Development of a new 3-DOF parallel manipulator for minimally invasive surgery.

Abstract

This article proposes a novel dexterous endoscopic parallel manipulator for minimally invasive surgery. The proposed manipulator has 3 degrees of freedom (3-DOF), which consist of two rotational DOFs and one translational DOF (2R1T DOFs). The manipulator consists of 3 limbs exhibiting identical kinematic structure. Each limb contains an active prismatic joint followed by 2 consecutive passive universal joints. The proposed manipulator has a unique arrangement of its joints' axes. This unique arrangement permits large bending angles, ±90° in any direction, and a workspace almost free from interior singularities. These advantages allow the proposed manipulator to outperforms existing surgical manipulators. However, this unique arrangement makes the analysis of the robot extremely difficult. Therefore, a geometrical/analytical approach is used to facilitate its singularity analysis. Construction of the virtual prototype is accomplished using ADAMS software to validate the proposed manipulator and its bending capability.

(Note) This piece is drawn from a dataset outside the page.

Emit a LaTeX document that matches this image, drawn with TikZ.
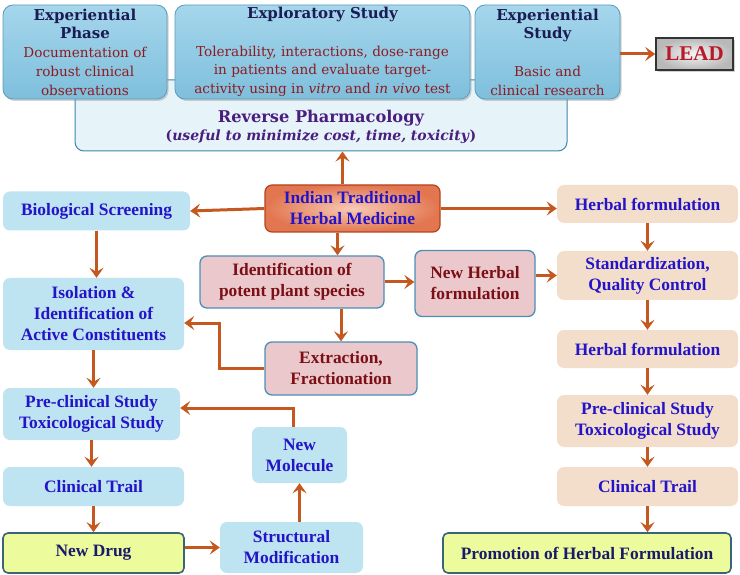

A closed-form solution for inverse kinematics is obtained analytically. Also, the forward kinematics solution is obtained numerically. Moreover, evaluation of the workspace is achieved using motion/force transmissibility indices. A practical experiment has been performed using a scaling technique and PID controller. The experimental results show the feasibility of the teleoperated surgical system using the proposed parallel manipulator as the slave.